In the past, some thought that they had stomachs for it only to end up suffering immense trauma when reality dawned. Take the Great Osagyefo, for instance, who did all he could, denying himself everything and serving Ghana and the Pan-African world to the best of his ability. In Ghana, his socialist-oriented policies sought to level the playing field to give Ghanaians all they needed to realize their unique “African Personality” and to hold positions and enjoy the benefits that his indigenization policy entailed.

Infrastructural development topped his agenda, and he instilled so much confidence in the Ghanaian that one might think that there was nothing amiss. All in spite of the machinations of his bitter political foes.

Unfortunately, the Ghanaian couldn’t be satisfied, as would be stated by Gen. Albert Kwesi Ocran, one of the dastardly military officers who overthrew Nkrumah. In his Politics of the Sword, Gen. Ocran accused Nkrumah of wanting Ghana to fly without knowing that Ghana hadn’t developed wings at the time. Then, the mass of Ghanaians who supported the cowards constituting the National Liberation Council, poured out their hatred for Nkrumah, saying that he had made it difficult for them to get essential commodities, including milk.

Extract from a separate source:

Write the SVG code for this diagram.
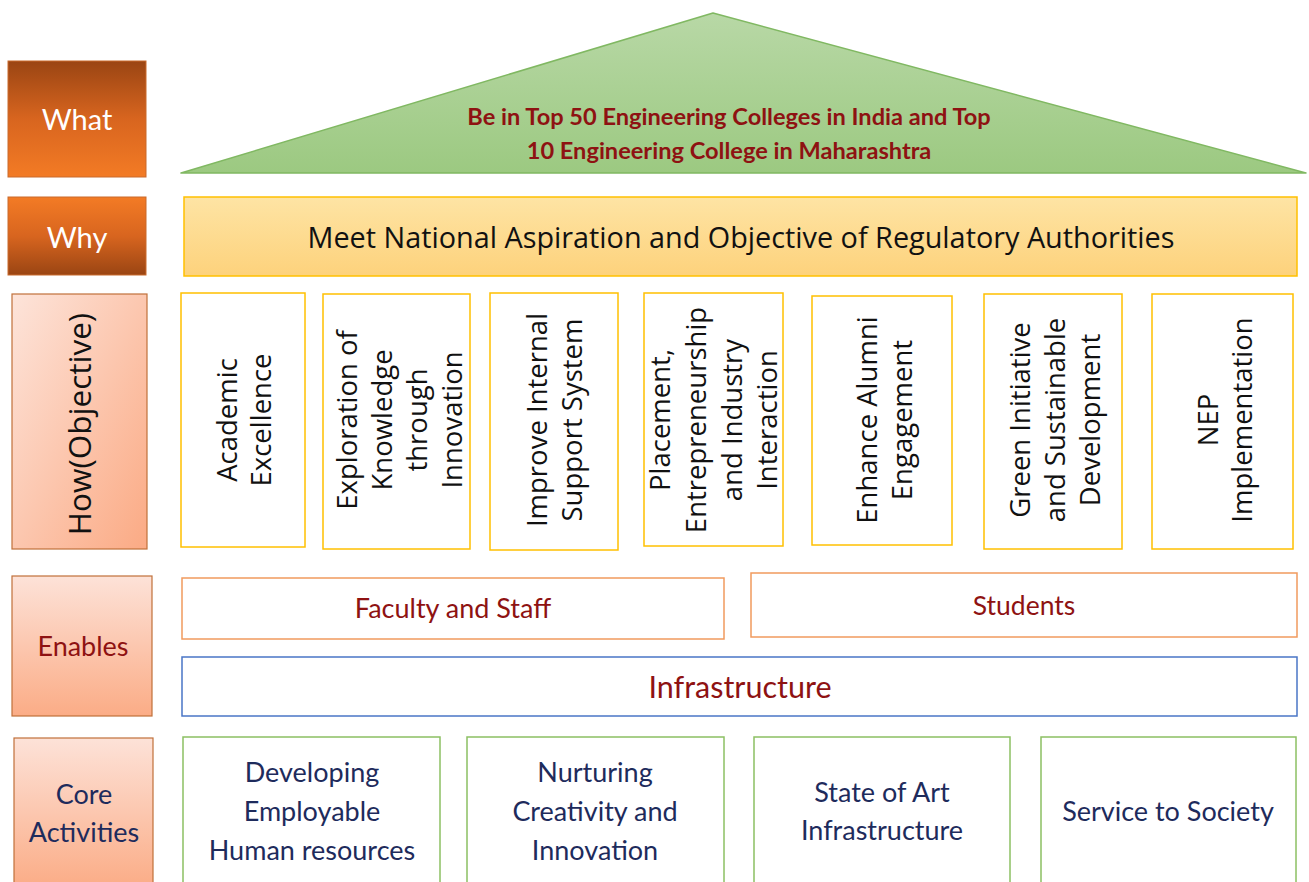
<svg xmlns="http://www.w3.org/2000/svg" width="1309" height="882" viewBox="0 0 1309 882">
  <defs>
    <linearGradient id="gWhat" x1="0" y1="0" x2="0" y2="1">
      <stop offset="0" stop-color="#9a4513"/>
      <stop offset="0.5" stop-color="#d8651f"/>
      <stop offset="1" stop-color="#f37b25"/>
    </linearGradient>
    <linearGradient id="gWhy" x1="0" y1="0" x2="0" y2="1">
      <stop offset="0" stop-color="#f37b25"/>
      <stop offset="0.5" stop-color="#d8651f"/>
      <stop offset="1" stop-color="#9a4513"/>
    </linearGradient>
    <linearGradient id="gHow" x1="0" y1="0" x2="1" y2="1">
      <stop offset="0" stop-color="#fde4da"/>
      <stop offset="1" stop-color="#fbaa84"/>
    </linearGradient>
    <linearGradient id="gPeach" x1="0" y1="0" x2="0" y2="1">
      <stop offset="0" stop-color="#fde2d8"/>
      <stop offset="1" stop-color="#fbac86"/>
    </linearGradient>
    <linearGradient id="gRoof" x1="0" y1="0" x2="0" y2="1">
      <stop offset="0" stop-color="#b8d8a6"/>
      <stop offset="1" stop-color="#9cc981"/>
    </linearGradient>
    <linearGradient id="gBanner" x1="0" y1="0" x2="0" y2="1">
      <stop offset="0" stop-color="#fee4a4"/>
      <stop offset="1" stop-color="#fdd27c"/>
    </linearGradient>
  </defs>
  <style>
    .lbl { font-family: Lato, "Liberation Sans", sans-serif; text-anchor: middle; }
    .vt { font-family: "Open Sans", "DejaVu Sans", sans-serif; font-size: 27.5px; text-anchor: middle; fill: #111; }
    .obj { fill: #fff; stroke: #ffc000; stroke-width: 1.5; }
    .en { fill: #fff; stroke: #f19a5e; stroke-width: 1.5; }
    .core { fill: #fff; stroke: #8cc063; stroke-width: 1.5; }
    .red { fill: #8e1212; }
    .navy { fill: #1e2b5c; font-size: 27px; }
  </style>

  <!-- row labels -->
  <g id="label-what">
    <rect x="8" y="61" width="138" height="116" fill="url(#gWhat)" stroke="#c96a2c" stroke-width="1"/>
    <text class="lbl" x="77" y="130" font-size="29" fill="#fff">What</text>
  </g>
  <g id="label-why">
    <rect x="8" y="197" width="138" height="78" fill="url(#gWhy)" stroke="#c96a2c" stroke-width="1"/>
    <text class="lbl" x="77" y="248" font-size="29" fill="#fff">Why</text>
  </g>
  <g id="label-how">
    <rect x="12" y="294" width="135" height="255" fill="url(#gHow)" stroke="#c0703a" stroke-width="1.2"/>
    <text transform="translate(91 424) rotate(-90)" font-family="'Open Sans', 'DejaVu Sans', sans-serif" font-size="31.5" text-anchor="middle" fill="#111">How(Objective)</text>
  </g>
  <g id="label-enables">
    <rect x="12" y="576" width="140" height="140" fill="url(#gPeach)" stroke="#c0703a" stroke-width="1.2"/>
    <text class="lbl red" x="83" y="656" font-size="27">Enables</text>
  </g>
  <g id="label-core">
    <rect x="14" y="738" width="139" height="150" fill="url(#gPeach)" stroke="#c0703a" stroke-width="1.2"/>
    <text class="lbl" x="84" y="804" font-size="27" fill="#1e2b5c">Core</text>
    <text class="lbl" x="84" y="842" font-size="27" fill="#1e2b5c">Activities</text>
  </g>

  <!-- vision roof -->
  <g id="vision">
    <polygon points="713,13 181,173 1306,173" fill="url(#gRoof)" stroke="#80b862" stroke-width="1.5" stroke-linejoin="round"/>
    <text class="lbl red" x="729" y="125" font-size="23.6" font-weight="bold">Be in Top 50 Engineering Colleges in India and Top</text>
    <text class="lbl red" x="729" y="159" font-size="23.6" font-weight="bold">10 Engineering College in Maharashtra</text>
  </g>

  <!-- mission banner -->
  <g id="mission">
    <rect x="184" y="197" width="1113" height="79" fill="url(#gBanner)" stroke="#ffc000" stroke-width="1.5"/>
    <text x="741" y="248" font-family="'Open Sans', 'DejaVu Sans', sans-serif" font-size="28.8" text-anchor="middle" fill="#111">Meet National Aspiration and Objective of Regulatory Authorities</text>
  </g>

  <!-- objectives -->
  <g id="obj-1">
    <rect class="obj" x="181" y="293" width="124" height="254"/>
    <text class="vt" transform="translate(237 420) rotate(-90)">Academic</text>
    <text class="vt" transform="translate(271 420) rotate(-90)">Excellence</text>
  </g>
  <g id="obj-2">
    <rect class="obj" x="323" y="294" width="147" height="255"/>
    <text class="vt" transform="translate(357 420) rotate(-90)">Exploration of</text>
    <text class="vt" transform="translate(392 420) rotate(-90)">Knowledge</text>
    <text class="vt" transform="translate(427 420) rotate(-90)">through</text>
    <text class="vt" transform="translate(462 420) rotate(-90)">Innovation</text>
  </g>
  <g id="obj-3">
    <rect class="obj" x="490" y="293" width="128" height="257"/>
    <text class="vt" transform="translate(547 420) rotate(-90)">Improve Internal</text>
    <text class="vt" transform="translate(582 420) rotate(-90)">Support System</text>
  </g>
  <g id="obj-4">
    <rect class="obj" x="644" y="293" width="139" height="253"/>
    <text class="vt" transform="translate(670 420) rotate(-90)">Placement,</text>
    <text class="vt" transform="translate(706 420) rotate(-90)">Entrepreneurship</text>
    <text class="vt" transform="translate(742 420) rotate(-90)">and Industry</text>
    <text class="vt" transform="translate(777 420) rotate(-90)">Interaction</text>
  </g>
  <g id="obj-5">
    <rect class="obj" x="812" y="296" width="140" height="249"/>
    <text class="vt" transform="translate(877 420) rotate(-90)">Enhance Alumni</text>
    <text class="vt" transform="translate(912 420) rotate(-90)">Engagement</text>
  </g>
  <g id="obj-6">
    <rect class="obj" x="984" y="294" width="138" height="255"/>
    <text class="vt" transform="translate(1030 420) rotate(-90)">Green Initiative</text>
    <text class="vt" transform="translate(1065 420) rotate(-90)">and Sustainable</text>
    <text class="vt" transform="translate(1100 420) rotate(-90)">Development</text>
  </g>
  <g id="obj-7">
    <rect class="obj" x="1152" y="294" width="141" height="255"/>
    <text class="vt" transform="translate(1218 420) rotate(-90)">NEP</text>
    <text class="vt" transform="translate(1252 420) rotate(-90)">Implementation</text>
  </g>

  <!-- enablers -->
  <g id="enable-faculty">
    <rect class="en" x="182" y="578" width="542" height="61"/>
    <text class="lbl red" x="453" y="618" font-size="27">Faculty and Staff</text>
  </g>
  <g id="enable-students">
    <rect class="en" x="751" y="573" width="546" height="64"/>
    <text class="lbl red" x="1024" y="615" font-size="26.5">Students</text>
  </g>
  <g id="enable-infra">
    <rect x="182" y="657" width="1115" height="59" fill="#fff" stroke="#4a76c6" stroke-width="1.5"/>
    <text class="lbl red" x="740" y="698" font-size="30.5">Infrastructure</text>
  </g>

  <!-- core activities -->
  <g id="core-1">
    <rect class="core" x="183" y="737" width="257" height="150"/>
    <text class="lbl navy" x="312" y="782">Developing</text>
    <text class="lbl navy" x="312" y="821">Employable</text>
    <text class="lbl navy" x="312" y="860">Human resources</text>
  </g>
  <g id="core-2">
    <rect class="core" x="467" y="737" width="257" height="150"/>
    <text class="lbl navy" x="595" y="782">Nurturing</text>
    <text class="lbl navy" x="595" y="821">Creativity and</text>
    <text class="lbl navy" x="595" y="860">Innovation</text>
  </g>
  <g id="core-3">
    <rect class="core" x="754" y="737" width="256" height="150"/>
    <text class="lbl navy" x="882" y="802">State of Art</text>
    <text class="lbl navy" x="882" y="840">Infrastructure</text>
  </g>
  <g id="core-4">
    <rect class="core" x="1041" y="737" width="255" height="150"/>
    <text class="lbl navy" x="1168" y="821">Service to Society</text>
  </g>
</svg>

Or to live their lives in peace.

When told, Nkrumah cried his heart out: “If I had known that it was milk that Ghanaians wanted, I would have made the gutters of Accra flow with it”. But, alas, it was too late to repair the harm done to his political kingdom. Woe-begone!! He ended up in Guinea to end it all in Bucharest, Romania. Even his body won’t be accepted back in Ghana for burial. But Nkrumah “never dies”!!

Any talk of others? When Kutu Acheampong kicked Dr. Busia and his Progress Party out of office on January 13, 1972, he thought he was on a redemption spree with his National Redemption Council. Unfortunately, his mission collapsed and his own inner-circle colleagues turned him into a laughing stock, stripping him of his military honours and reducing him to the ordinary status of a “Mr.”

Pained beyond belief, Acheampong made his proverbial utterance: Ghanaians are difficult people”!

Yes, indeed, such are Ghanaians. They are the “hail him… hail him” today and the “Crucify him… crucify him” tomorrow type. The loneliness suffered by a Ghanaian leader is thrust upon him by Ghanaians. The fault is in us, not necessarily in our leaders. We push them to the brink when we sabotage their efforts and fail to lend the support they need to successfully implement their agenda for national development. That is the source of any perceived state of loneliness.